Retype the opening lines of the listing below, ending with the line that contains "700, 800, 900]", and leave out any pictures.
------ Raw data ------
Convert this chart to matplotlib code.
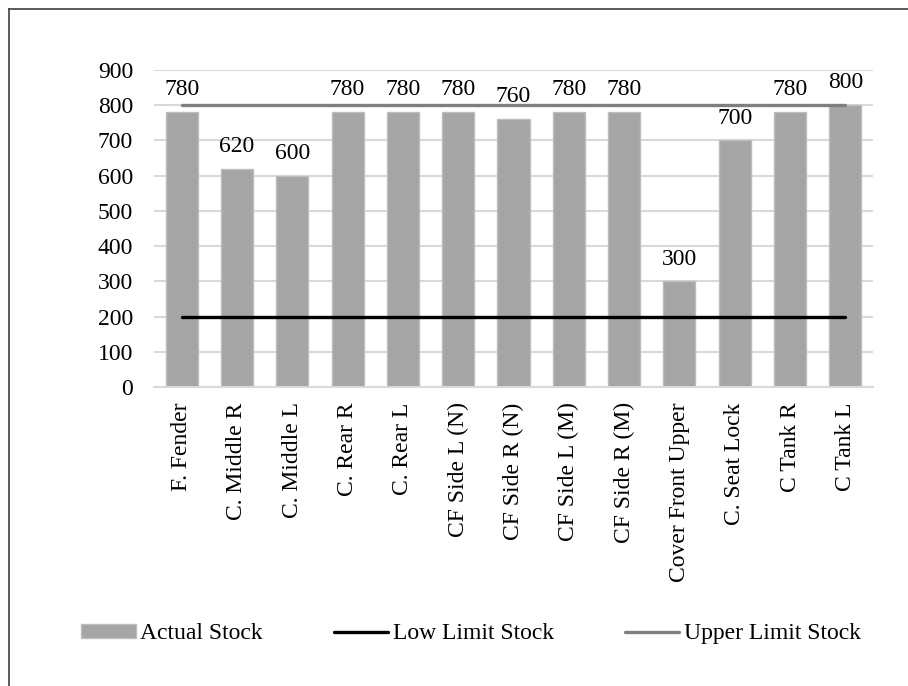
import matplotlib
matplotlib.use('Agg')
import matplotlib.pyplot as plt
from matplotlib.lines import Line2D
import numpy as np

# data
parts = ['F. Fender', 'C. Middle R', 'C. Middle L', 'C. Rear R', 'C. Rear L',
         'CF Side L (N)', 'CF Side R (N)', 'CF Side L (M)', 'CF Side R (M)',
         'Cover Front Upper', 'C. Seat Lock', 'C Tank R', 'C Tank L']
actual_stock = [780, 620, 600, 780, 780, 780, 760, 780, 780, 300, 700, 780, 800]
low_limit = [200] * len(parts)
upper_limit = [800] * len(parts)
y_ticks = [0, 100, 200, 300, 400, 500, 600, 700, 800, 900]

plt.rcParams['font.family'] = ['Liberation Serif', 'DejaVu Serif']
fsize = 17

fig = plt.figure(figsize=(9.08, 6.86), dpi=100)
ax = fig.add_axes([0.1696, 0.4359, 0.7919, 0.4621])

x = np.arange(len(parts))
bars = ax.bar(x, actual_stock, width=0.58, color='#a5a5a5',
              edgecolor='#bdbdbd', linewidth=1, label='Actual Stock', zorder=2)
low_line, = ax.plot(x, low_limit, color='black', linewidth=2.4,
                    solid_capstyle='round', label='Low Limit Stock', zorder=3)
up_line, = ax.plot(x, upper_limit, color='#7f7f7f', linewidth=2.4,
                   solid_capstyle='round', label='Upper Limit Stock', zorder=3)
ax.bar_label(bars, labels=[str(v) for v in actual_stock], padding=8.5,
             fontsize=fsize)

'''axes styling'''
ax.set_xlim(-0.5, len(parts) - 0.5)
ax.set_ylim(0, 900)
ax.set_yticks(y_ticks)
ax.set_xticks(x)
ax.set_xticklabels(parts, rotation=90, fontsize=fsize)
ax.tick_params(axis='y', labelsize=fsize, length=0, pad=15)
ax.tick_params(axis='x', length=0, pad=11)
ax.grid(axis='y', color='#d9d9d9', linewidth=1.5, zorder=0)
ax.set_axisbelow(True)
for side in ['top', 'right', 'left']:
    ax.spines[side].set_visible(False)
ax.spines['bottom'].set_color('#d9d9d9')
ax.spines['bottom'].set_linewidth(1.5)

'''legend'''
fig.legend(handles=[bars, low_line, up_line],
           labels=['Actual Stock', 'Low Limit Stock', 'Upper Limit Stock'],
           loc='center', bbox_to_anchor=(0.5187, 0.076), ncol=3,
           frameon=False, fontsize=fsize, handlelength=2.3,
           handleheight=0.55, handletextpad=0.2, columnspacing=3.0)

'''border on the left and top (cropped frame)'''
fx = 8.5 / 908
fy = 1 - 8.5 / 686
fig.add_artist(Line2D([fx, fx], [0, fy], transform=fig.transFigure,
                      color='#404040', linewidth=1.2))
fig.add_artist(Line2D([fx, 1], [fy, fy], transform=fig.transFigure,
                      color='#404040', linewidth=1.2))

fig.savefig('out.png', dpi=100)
------
> [Exercise result]
Convert this chart to matplotlib code.
import matplotlib
matplotlib.use('Agg')
import matplotlib.pyplot as plt
from matplotlib.lines import Line2D
import numpy as np

# data
parts = ['F. Fender', 'C. Middle R', 'C. Middle L', 'C. Rear R', 'C. Rear L',
         'CF Side L (N)', 'CF Side R (N)', 'CF Side L (M)', 'CF Side R (M)',
         'Cover Front Upper', 'C. Seat Lock', 'C Tank R', 'C Tank L']
actual_stock = [780, 620, 600, 780, 780, 780, 760, 780, 780, 300, 700, 780, 800]
low_limit = [200] * len(parts)
upper_limit = [800] * len(parts)
y_ticks = [0, 100, 200, 300, 400, 500, 600, 700, 800, 900]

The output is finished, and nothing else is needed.